# [Supplied information]

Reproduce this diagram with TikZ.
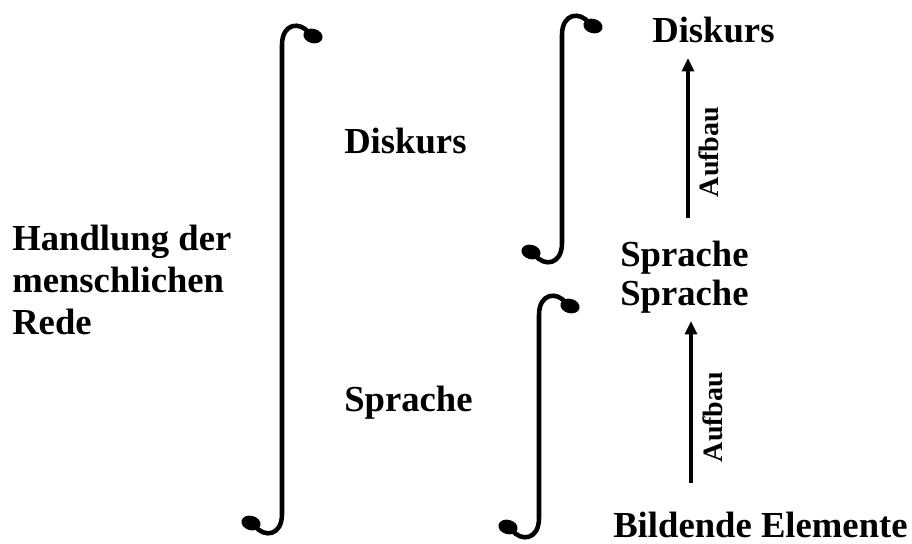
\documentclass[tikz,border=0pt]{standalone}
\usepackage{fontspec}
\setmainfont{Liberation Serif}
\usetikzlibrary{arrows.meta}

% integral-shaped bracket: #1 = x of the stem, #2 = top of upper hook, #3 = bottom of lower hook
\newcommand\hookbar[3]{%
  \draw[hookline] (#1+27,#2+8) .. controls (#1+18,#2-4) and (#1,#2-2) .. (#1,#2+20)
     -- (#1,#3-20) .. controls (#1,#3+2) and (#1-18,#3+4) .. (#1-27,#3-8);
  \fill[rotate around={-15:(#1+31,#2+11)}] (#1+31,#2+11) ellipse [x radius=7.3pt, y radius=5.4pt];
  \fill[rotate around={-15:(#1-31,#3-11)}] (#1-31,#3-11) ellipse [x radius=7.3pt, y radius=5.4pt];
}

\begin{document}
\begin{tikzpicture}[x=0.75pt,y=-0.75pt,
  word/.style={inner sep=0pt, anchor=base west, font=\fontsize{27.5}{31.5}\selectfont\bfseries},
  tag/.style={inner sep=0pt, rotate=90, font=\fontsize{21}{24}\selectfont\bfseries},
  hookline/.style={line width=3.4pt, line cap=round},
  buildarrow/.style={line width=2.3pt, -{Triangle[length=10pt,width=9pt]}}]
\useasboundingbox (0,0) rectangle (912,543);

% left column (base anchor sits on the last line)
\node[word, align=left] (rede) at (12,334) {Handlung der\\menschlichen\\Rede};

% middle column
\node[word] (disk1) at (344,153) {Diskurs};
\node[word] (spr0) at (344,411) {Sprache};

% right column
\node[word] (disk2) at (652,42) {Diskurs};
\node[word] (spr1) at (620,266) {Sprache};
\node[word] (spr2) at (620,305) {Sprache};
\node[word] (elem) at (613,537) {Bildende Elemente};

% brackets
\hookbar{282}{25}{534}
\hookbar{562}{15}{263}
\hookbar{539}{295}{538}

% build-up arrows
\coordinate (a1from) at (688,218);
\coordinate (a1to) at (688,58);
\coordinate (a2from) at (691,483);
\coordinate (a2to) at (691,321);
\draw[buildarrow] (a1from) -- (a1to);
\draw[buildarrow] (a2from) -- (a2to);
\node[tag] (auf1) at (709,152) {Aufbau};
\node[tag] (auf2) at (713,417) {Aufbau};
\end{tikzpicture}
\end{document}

# [Work to complete]
Transcribe all the lines above exactly, apart from the pictures.

# [Result]
Reproduce this diagram with TikZ.
\documentclass[tikz,border=0pt]{standalone}
\usepackage{fontspec}
\setmainfont{Liberation Serif}
\usetikzlibrary{arrows.meta}

% integral-shaped bracket: #1 = x of the stem, #2 = top of upper hook, #3 = bottom of lower hook
\newcommand\hookbar[3]{%
  \draw[hookline] (#1+27,#2+8) .. controls (#1+18,#2-4) and (#1,#2-2) .. (#1,#2+20)
     -- (#1,#3-20) .. controls (#1,#3+2) and (#1-18,#3+4) .. (#1-27,#3-8);
  \fill[rotate around={-15:(#1+31,#2+11)}] (#1+31,#2+11) ellipse [x radius=7.3pt, y radius=5.4pt];
  \fill[rotate around={-15:(#1-31,#3-11)}] (#1-31,#3-11) ellipse [x radius=7.3pt, y radius=5.4pt];
}

\begin{document}
\begin{tikzpicture}[x=0.75pt,y=-0.75pt,
  word/.style={inner sep=0pt, anchor=base west, font=\fontsize{27.5}{31.5}\selectfont\bfseries},
  tag/.style={inner sep=0pt, rotate=90, font=\fontsize{21}{24}\selectfont\bfseries},
  hookline/.style={line width=3.4pt, line cap=round},
  buildarrow/.style={line width=2.3pt, -{Triangle[length=10pt,width=9pt]}}]
\useasboundingbox (0,0) rectangle (912,543);

% left column (base anchor sits on the last line)
\node[word, align=left] (rede) at (12,334) {Handlung der\\menschlichen\\Rede};

% middle column
\node[word] (disk1) at (344,153) {Diskurs};
\node[word] (spr0) at (344,411) {Sprache};

% right column
\node[word] (disk2) at (652,42) {Diskurs};
\node[word] (spr1) at (620,266) {Sprache};
\node[word] (spr2) at (620,305) {Sprache};
\node[word] (elem) at (613,537) {Bildende Elemente};

% brackets
\hookbar{282}{25}{534}
\hookbar{562}{15}{263}
\hookbar{539}{295}{538}

% build-up arrows
\coordinate (a1from) at (688,218);
\coordinate (a1to) at (688,58);
\coordinate (a2from) at (691,483);
\coordinate (a2to) at (691,321);
\draw[buildarrow] (a1from) -- (a1to);
\draw[buildarrow] (a2from) -- (a2to);
\node[tag] (auf1) at (709,152) {Aufbau};
\node[tag] (auf2) at (713,417) {Aufbau};
\end{tikzpicture}
\end{document}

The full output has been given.